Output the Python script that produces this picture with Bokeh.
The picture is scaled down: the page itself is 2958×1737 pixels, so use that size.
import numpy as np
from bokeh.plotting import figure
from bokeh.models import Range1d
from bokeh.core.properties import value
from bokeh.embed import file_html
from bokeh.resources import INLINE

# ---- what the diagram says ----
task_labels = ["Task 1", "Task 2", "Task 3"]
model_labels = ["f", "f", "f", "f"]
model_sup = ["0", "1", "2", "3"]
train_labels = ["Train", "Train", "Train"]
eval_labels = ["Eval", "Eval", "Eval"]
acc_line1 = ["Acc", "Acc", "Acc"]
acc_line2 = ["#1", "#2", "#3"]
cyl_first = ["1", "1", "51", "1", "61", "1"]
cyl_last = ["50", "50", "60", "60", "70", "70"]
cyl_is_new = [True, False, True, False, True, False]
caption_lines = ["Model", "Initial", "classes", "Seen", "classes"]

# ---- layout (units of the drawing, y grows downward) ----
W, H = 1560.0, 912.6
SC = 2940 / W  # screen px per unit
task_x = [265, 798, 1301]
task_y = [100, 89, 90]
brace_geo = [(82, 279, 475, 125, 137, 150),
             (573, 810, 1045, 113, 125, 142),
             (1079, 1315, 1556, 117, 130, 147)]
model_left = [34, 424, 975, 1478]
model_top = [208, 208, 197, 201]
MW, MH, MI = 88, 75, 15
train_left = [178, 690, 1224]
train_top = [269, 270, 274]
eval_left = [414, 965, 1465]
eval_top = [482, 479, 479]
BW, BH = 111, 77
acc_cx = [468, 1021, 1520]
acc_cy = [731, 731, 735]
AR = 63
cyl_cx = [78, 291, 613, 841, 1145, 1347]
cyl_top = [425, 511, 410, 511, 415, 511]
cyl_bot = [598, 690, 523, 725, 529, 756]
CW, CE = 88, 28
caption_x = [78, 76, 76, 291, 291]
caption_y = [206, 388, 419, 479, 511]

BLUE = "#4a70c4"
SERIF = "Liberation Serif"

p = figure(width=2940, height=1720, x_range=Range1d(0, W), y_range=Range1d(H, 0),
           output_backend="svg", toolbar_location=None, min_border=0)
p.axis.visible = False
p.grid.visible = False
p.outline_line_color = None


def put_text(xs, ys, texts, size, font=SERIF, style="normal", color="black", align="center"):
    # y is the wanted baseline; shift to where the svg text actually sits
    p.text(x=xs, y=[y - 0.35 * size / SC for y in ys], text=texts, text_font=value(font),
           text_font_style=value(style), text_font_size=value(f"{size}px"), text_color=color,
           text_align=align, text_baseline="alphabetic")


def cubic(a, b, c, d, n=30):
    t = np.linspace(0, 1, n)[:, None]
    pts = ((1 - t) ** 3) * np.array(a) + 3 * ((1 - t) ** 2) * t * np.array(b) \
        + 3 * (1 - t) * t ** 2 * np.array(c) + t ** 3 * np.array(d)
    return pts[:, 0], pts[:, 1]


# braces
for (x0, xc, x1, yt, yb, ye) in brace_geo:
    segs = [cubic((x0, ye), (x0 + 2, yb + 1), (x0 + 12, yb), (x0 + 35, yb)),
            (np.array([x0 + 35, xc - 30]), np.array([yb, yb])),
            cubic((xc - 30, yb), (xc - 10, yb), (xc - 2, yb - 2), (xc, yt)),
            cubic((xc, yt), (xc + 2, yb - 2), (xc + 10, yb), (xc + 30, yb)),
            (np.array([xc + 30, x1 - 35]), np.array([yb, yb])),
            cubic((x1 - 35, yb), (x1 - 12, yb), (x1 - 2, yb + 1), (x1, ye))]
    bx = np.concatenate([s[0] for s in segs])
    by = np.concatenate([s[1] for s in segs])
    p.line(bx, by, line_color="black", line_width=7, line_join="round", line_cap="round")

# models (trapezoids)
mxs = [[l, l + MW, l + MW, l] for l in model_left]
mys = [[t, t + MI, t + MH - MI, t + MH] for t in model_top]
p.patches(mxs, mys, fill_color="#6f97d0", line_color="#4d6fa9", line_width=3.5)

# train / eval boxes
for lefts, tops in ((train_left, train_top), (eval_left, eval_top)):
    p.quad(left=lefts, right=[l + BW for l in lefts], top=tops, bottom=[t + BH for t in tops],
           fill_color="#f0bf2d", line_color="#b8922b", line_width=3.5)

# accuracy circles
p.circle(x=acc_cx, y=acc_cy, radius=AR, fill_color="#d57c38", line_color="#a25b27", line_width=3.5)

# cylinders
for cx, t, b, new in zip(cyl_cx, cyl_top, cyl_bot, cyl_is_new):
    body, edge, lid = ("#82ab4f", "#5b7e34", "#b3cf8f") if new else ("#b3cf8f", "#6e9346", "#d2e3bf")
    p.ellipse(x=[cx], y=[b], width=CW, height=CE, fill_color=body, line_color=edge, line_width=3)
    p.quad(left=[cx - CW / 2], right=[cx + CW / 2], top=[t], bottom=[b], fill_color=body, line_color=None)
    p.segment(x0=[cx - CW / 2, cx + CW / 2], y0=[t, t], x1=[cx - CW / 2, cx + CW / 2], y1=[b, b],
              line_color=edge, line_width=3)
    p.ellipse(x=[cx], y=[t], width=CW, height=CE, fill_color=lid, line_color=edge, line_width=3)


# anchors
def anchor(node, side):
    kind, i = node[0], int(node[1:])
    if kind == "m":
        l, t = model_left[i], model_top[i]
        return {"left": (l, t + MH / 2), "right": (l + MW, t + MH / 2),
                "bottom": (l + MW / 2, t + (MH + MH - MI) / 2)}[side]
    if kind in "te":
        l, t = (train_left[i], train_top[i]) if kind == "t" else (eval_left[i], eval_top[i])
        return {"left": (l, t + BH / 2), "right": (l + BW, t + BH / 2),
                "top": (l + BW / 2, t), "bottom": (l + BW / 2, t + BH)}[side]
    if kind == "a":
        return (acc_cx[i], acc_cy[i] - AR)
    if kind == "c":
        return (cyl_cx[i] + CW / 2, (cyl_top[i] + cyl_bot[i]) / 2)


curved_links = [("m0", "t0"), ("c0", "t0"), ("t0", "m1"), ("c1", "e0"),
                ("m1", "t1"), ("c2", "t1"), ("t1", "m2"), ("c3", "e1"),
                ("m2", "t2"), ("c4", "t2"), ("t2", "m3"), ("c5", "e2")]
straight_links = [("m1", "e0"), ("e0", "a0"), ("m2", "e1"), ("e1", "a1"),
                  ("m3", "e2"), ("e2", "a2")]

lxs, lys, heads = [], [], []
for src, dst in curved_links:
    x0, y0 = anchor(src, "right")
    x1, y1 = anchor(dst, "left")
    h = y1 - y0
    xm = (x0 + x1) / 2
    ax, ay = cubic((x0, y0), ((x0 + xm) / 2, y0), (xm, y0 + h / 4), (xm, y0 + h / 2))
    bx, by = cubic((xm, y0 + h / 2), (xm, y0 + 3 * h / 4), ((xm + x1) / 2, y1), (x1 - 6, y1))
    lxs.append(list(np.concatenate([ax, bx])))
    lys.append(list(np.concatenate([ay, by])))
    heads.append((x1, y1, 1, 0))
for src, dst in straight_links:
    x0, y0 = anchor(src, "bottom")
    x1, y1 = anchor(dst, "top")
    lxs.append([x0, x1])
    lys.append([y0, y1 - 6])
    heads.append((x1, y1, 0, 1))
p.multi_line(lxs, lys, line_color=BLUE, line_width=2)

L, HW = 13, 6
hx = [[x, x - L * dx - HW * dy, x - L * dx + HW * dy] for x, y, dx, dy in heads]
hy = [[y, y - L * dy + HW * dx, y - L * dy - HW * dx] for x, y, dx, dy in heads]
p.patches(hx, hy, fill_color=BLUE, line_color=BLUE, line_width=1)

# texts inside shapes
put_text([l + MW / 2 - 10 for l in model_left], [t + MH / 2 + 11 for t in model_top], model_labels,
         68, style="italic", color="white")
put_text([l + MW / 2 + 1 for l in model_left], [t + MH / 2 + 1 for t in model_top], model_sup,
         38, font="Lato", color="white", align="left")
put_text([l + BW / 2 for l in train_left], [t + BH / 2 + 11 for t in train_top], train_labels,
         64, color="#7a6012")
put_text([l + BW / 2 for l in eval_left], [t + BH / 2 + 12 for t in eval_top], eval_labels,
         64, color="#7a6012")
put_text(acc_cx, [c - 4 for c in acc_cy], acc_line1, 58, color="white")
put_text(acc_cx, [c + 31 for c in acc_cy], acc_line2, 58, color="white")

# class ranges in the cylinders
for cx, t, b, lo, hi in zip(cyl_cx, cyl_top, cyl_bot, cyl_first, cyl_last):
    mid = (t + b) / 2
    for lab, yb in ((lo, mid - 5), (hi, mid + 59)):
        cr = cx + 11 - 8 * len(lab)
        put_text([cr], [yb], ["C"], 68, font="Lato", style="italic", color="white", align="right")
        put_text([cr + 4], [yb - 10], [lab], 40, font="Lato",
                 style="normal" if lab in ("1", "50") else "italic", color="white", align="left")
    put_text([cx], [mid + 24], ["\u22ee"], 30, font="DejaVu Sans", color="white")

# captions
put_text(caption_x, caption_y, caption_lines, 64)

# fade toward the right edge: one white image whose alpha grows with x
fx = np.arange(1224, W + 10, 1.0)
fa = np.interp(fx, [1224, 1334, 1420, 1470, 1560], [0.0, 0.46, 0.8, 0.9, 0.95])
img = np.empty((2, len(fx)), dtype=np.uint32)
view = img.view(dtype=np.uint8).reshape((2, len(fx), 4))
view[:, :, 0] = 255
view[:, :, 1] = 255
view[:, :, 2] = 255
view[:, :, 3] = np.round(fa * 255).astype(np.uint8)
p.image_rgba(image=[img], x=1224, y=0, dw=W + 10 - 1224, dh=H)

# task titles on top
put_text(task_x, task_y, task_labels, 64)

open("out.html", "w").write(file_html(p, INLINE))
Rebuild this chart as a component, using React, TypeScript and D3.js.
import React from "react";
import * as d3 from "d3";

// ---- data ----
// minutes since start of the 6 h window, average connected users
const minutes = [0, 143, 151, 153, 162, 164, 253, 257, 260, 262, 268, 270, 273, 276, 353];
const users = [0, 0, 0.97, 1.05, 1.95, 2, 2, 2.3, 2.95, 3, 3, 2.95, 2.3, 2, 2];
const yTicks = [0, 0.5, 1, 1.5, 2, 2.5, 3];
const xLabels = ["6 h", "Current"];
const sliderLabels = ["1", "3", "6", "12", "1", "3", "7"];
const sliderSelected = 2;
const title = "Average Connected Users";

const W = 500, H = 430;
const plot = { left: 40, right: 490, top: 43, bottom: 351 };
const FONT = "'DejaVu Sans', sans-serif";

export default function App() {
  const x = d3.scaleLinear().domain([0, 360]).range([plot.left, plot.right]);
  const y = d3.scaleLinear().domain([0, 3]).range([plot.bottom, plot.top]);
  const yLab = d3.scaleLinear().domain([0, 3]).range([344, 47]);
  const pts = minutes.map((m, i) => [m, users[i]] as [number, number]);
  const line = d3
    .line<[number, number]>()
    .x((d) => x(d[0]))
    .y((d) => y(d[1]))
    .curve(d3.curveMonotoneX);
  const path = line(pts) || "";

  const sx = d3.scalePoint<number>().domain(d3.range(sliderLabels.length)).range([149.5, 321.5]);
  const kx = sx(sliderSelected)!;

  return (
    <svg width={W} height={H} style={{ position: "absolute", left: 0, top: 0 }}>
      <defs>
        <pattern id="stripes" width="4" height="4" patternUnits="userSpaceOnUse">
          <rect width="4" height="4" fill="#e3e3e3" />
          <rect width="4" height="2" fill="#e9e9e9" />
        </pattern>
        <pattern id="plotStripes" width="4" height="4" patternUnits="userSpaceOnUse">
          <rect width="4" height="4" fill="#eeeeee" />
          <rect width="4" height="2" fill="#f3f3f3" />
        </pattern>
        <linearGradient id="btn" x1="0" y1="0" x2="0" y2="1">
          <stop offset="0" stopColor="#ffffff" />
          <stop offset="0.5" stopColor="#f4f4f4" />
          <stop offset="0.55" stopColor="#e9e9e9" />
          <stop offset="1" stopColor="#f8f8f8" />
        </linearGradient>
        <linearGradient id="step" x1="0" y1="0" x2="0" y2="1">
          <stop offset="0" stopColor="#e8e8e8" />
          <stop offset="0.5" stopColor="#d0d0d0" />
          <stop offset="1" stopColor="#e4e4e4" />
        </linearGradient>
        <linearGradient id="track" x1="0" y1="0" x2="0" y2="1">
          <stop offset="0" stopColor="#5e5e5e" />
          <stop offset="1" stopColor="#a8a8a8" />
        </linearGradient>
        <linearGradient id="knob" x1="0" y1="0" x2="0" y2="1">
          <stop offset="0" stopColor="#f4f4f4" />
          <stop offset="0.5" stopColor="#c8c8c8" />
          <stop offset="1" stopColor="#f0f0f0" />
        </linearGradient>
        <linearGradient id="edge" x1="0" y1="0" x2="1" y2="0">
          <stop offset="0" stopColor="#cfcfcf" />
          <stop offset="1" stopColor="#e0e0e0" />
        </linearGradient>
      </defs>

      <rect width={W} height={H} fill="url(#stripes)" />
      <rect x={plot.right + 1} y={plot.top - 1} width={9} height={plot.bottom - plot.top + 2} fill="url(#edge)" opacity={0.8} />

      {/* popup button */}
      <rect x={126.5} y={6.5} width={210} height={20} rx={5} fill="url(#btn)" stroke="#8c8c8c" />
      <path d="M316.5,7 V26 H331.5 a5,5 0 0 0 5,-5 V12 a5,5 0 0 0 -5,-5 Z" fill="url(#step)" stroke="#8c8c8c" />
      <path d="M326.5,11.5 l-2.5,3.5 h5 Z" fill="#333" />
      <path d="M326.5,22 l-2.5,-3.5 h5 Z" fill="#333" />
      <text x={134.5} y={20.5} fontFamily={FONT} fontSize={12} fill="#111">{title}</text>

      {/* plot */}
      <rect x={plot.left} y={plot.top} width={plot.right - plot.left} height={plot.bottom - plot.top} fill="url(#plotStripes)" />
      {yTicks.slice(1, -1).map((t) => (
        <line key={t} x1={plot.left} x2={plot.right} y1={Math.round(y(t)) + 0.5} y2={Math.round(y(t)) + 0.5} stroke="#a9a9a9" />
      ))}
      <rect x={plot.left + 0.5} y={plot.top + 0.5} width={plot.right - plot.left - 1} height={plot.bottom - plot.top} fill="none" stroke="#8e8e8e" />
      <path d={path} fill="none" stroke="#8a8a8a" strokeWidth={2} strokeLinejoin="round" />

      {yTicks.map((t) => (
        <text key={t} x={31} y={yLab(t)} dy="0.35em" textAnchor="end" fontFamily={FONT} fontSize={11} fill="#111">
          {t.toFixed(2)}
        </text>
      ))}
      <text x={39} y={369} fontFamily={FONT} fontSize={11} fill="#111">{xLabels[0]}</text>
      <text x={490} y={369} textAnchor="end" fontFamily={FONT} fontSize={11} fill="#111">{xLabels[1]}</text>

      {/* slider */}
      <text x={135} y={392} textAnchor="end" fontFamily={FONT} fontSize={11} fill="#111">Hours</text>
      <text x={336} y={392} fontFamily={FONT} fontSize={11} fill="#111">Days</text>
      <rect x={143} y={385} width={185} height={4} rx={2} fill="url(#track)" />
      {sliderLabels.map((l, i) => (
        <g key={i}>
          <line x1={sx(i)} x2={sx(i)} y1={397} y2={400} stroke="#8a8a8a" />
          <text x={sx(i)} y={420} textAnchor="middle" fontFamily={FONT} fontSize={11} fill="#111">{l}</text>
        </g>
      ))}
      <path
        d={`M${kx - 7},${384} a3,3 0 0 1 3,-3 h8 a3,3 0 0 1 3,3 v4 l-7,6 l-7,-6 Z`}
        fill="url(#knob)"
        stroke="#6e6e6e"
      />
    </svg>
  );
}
-*-
_INSTRUCTIONS TO FOLLOW_:
Include the first line, the line containing "from bokeh.resources import INLINE", and every line between them, copied exactly from the material above; output no other line.

_THE SOLUTION_:
Output the Python script that produces this picture with Bokeh.
The picture is scaled down: the page itself is 2958×1737 pixels, so use that size.
import numpy as np
from bokeh.plotting import figure
from bokeh.models import Range1d
from bokeh.core.properties import value
from bokeh.embed import file_html
from bokeh.resources import INLINE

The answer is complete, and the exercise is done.